We had to wait a minute for our table, so we sat at the bar and drank a delicious alcoholic cider from (I think) Hemmingford, Quebec. It was light, crisp and delicious.
When we got seated, we ordered a charcuterie plate which included an assortment of perfectly cured meats and maybe some cheese (can't remember exactly); it was a great starter. If you go and you only want one of the cured meats, go for the ham (I think it says "Picard" or something like that on the menu).
As an appetizer, we feasted on the foie gras poutine. Honestly, where else are you going to get this? The fries were perfectly browned (I expect they were double-fried, as they should be) and covered with a delicious brown poutine sauce. The curds could have been squeakier, but they were tasty. Some members of our group thought the rich, tender piece of foie gras was unnecessary; I thought it was the perfect addition to an already decadent dish.
For my main dish, I had a braised lamb shank. The meat had clearly been cooked for a long time (why don't all restaurants do this?) and was perfectly tender. The thick brown sauce was not notably spicy in any way; it just tasted rich and meaty (I suspect there was a good helping of demi-glace in there) and allowed the flavor of the lamb to come through perfectly.
Finally, we got around to dessert. I am normally indifferent to dessert, but I ordered the "pouding chomeur" anyway, along with a glass of grappa. I have had pouding chomeur in the past and it was always overly sweet, but I thought I would give it a shot here; I got the grappa to cut the sweetness, just in case.
I know exactly what's in pouding chomeur, but what I got was fantastic. It was a bready pudding drenched in a very sweet, but not cloying, maple syrup and butter sauce. The best part was the edges around the side of the bowl, where the bread and the sauce had burned together and become sweet and crusty.

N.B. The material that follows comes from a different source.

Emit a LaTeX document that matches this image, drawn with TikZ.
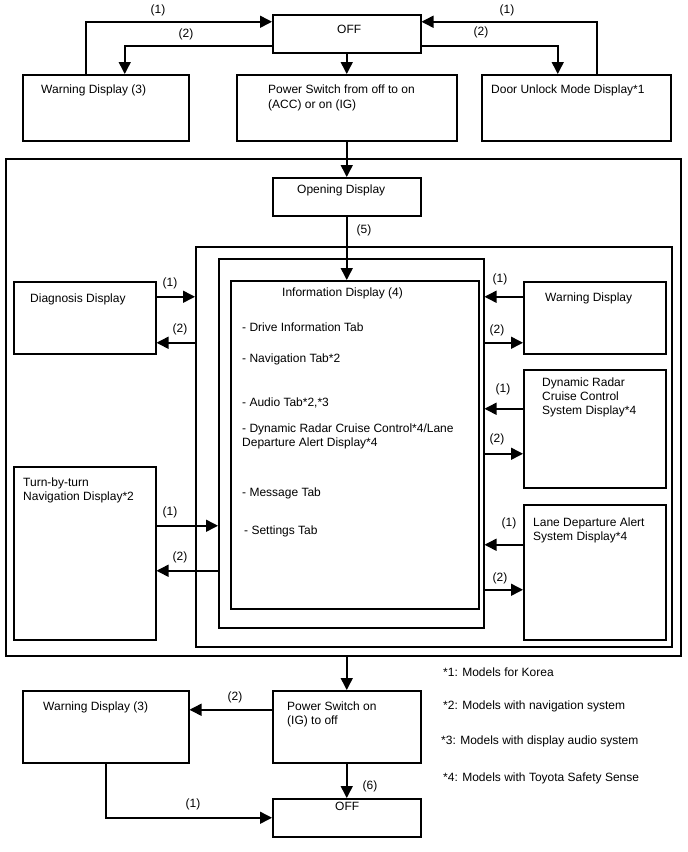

As I was enjoying my pudding, the chef/owner came out for a visit. He noticed my grappa (which was fruity, peppery, and generally a cut above most grappas I've had) and suggested that an amontillado sherry might go better with the pudding. He disappeared briefly and returned with both the sherry and some italian digestifs for the table, on the house. This was a nice touch.
In the end, our group stuck around finishing our drinks and were the last ones to leave the restaurant. The staff did not rush us out and were genuinely friendly and helpful, as they had been throughout the meal, right until we left.